Despite the drop in the consumer price index (CPI) over the past few years, Canadians are still feeling the pinch of cost of living increases. The most recent survey from the Modalis Omnibus finds a large majority reporting a negative impact on financial well being.
Key findings in this release:
- Large numbers of Canadians say recent increases in cost of living is having a negative impact on their household finances.
- Few Canadians see any relief on cost of living on the horizon. This, despite a steady decline in Canada’s CPI over the same time period.
- Renters, lower income households, and those under 55 years of age are feeling the squeeze more acutely than other Canadians.
Fully 90 per cent of Canadians say the cost of living is having a negative impact.
Despite the official CPI easing greatly over the past two years, there has been a 10 point jump in those saying the cost of living increase over the past year is having a major negative impact on their financial well being.
Vulnerable Canadians are feeling the pinch most acutely.
- This is most acutely felt among low income households with almost 6 in 10 reporting a major negative impact on financial well being.
- Renters also report a much higher negative impact than homeowners. Further, three-quarters (74%) of renters spending 50% of gross income or more on rent are feeling a major negative impact, doubling the national average.
- Seniors and high income earners are least likely to report a major impact (both at just under a quarter).
Over half of Canadians continue to see the cost of living increasing greatly over the next year.
While the number saying the cost of living will increase greatly over the next year has pulled back slightly since 2022, it remains above half of all Canadians. Expectations for the cost of living track closely with those for housing costs, particularly rental prices.
- It is notable that the 2022 reading occurred just shortly after Canada’s CPI had peaked at 8.1% in mid-2022. Since then, the CPI has decreased greatly to just 2.0% in the most recent report from August.
- Despite the large declines in CPI and the number of Canadians expecting increased interest rates, there’s only been a slight pullback in cost of living expectations.
Continued high expectations for the cost of living may be explained to some extent by the persistent and increased expectations for escalation in the cost of housing.
- Renters have significantly higher expectations for a strong increase in cost of living than homeowners.
- Seniors (who have the highest incidence of home ownership) have the lowest level of expectations around a cost of living across age groups, while a majority of those under 55 expect a high increase.
Discussion
It has been well documented that increased living costs can have serious public health and quality of life implications (e.g., 2023 Lancet study). While the CPI has come down from its peak two years ago, Canadians are still feeling the effects. This is particularly true among some of the most vulnerable groups of Canadians.

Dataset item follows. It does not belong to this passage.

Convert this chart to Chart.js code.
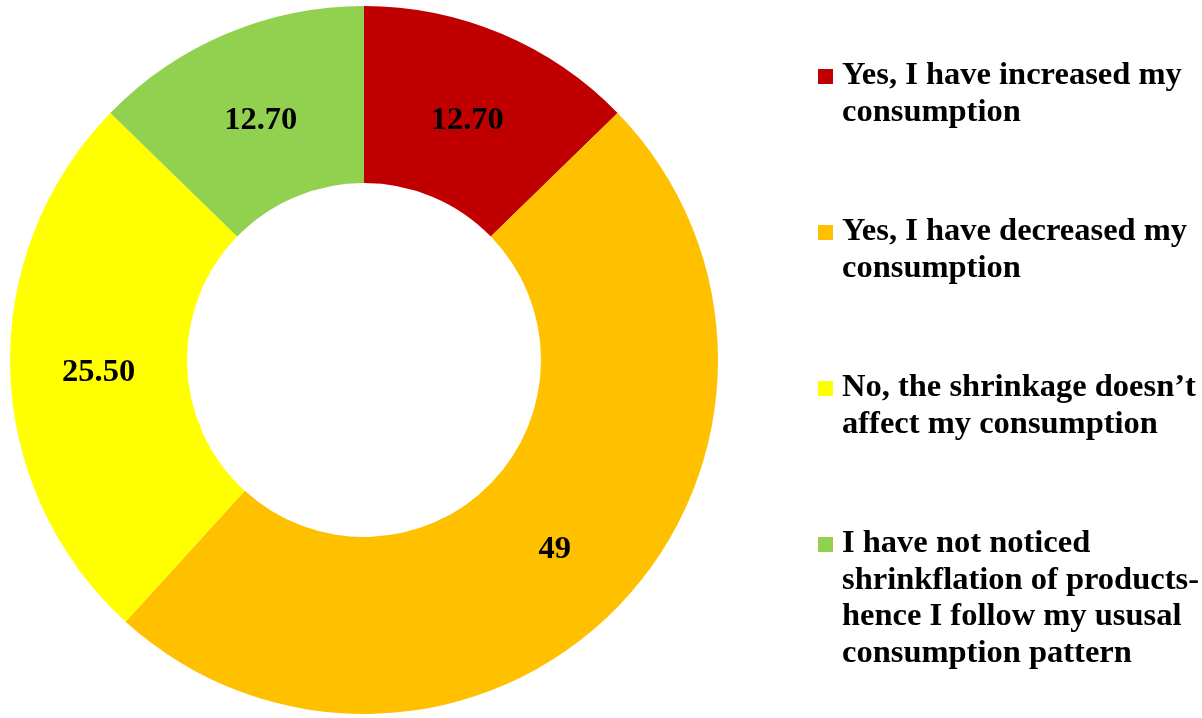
<!DOCTYPE html>
<html>
<head>
<meta charset="utf-8">
<script src="https://cdn.jsdelivr.net/npm/chart.js@4/dist/chart.umd.min.js"></script>
<style>
  html, body { margin: 0; padding: 0; background: #fff; }
  #wrap { width: 1202px; height: 718px; }
</style>
</head>
<body>
<div id="wrap"><canvas id="grafico"></canvas></div>
<script>
// datos del gráfico
const categorias = [
    ['Yes, I have increased my', 'consumption'],
    ['Yes, I have decreased my', 'consumption'],
    ['No, the shrinkage doesn\u2019t', 'affect my consumption'],
    ['I have not noticed', 'shrinkflation of products-', 'hence I follow my ususal', 'consumption pattern']
];
const valores = [12.70, 49, 25.50, 12.70];
const etiquetas = ['12.70', '49', '25.50', '12.70'];
const colores = ['#C00000', '#FFC000', '#FFFF00', '#92D050'];

const fuente = 'bold 32.5px "Liberation Serif", "Times New Roman", serif';

// etiquetas de valor dentro de cada sector
const etiquetasPlugin = {
    id: 'etiquetasValor',
    afterDatasetsDraw(chart) {
        const ctx = chart.ctx;
        const meta = chart.getDatasetMeta(0);
        ctx.save();
        ctx.font = fuente;
        ctx.fillStyle = '#000';
        ctx.textAlign = 'center';
        ctx.textBaseline = 'middle';
        meta.data.forEach((arc, i) => {
            const p = arc.tooltipPosition();
            ctx.fillText(etiquetas[i], p.x, p.y + 5);
        });
        ctx.restore();
    }
};

// leyenda a la derecha con texto en varias líneas
const leyendaPlugin = {
    id: 'leyendaDerecha',
    afterDraw(chart) {
        const ctx = chart.ctx;
        const x0 = 818;
        const base0 = 84;
        const paso = 156;
        const interlinea = 36.5;
        ctx.save();
        ctx.font = fuente;
        ctx.textAlign = 'left';
        ctx.textBaseline = 'alphabetic';
        categorias.forEach((lineas, i) => {
            const base = base0 + i * paso;
            ctx.fillStyle = colores[i];
            ctx.fillRect(x0, base - 15, 15, 15);
            ctx.fillStyle = '#000';
            lineas.forEach((t, j) => {
                ctx.fillText(t, x0 + 24, base + j * interlinea);
            });
        });
        ctx.restore();
    }
};

const ctx = document.getElementById('grafico').getContext('2d');
const grafico = new Chart(ctx, {
    type: 'doughnut',
    data: {
        labels: categorias,
        datasets: [{
            data: valores,
            backgroundColor: colores,
            borderWidth: 0
        }]
    },
    options: {
        responsive: true,
        maintainAspectRatio: false,
        animation: false,
        cutout: '50%',
        layout: {
            padding: { left: 10, top: 6, bottom: 4, right: 484 }
        },
        plugins: {
            legend: { display: false },
            tooltip: { enabled: false }
        }
    },
    plugins: [etiquetasPlugin, leyendaPlugin]
});
</script>
</body>
</html>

The data presented here and elsewhere in our recent releases points to an elephant in the room – housing costs. Much more needs to be done to reduce these costs.
Methodology
These results come from the latest Modalis Omnibus which is powered by the Modalis Public Opinion Panel – 100% recruited using random probability telephone sampling. Unlike other research panels, Modalis contains no AI bots or ‘professional’ respondents.
Because the Modalis panel is built entirely using random probability sampling, it is valid to cite the margin of error for this survey. The survey is based on a representative sample of 1,604 Canadian adults and has a margin of error of +/- 2.4% points, 95 times out of 100. The survey data was collected from July 24 to August 7 and is weighted by age, gender, and region according to the latest Statistics Canada census.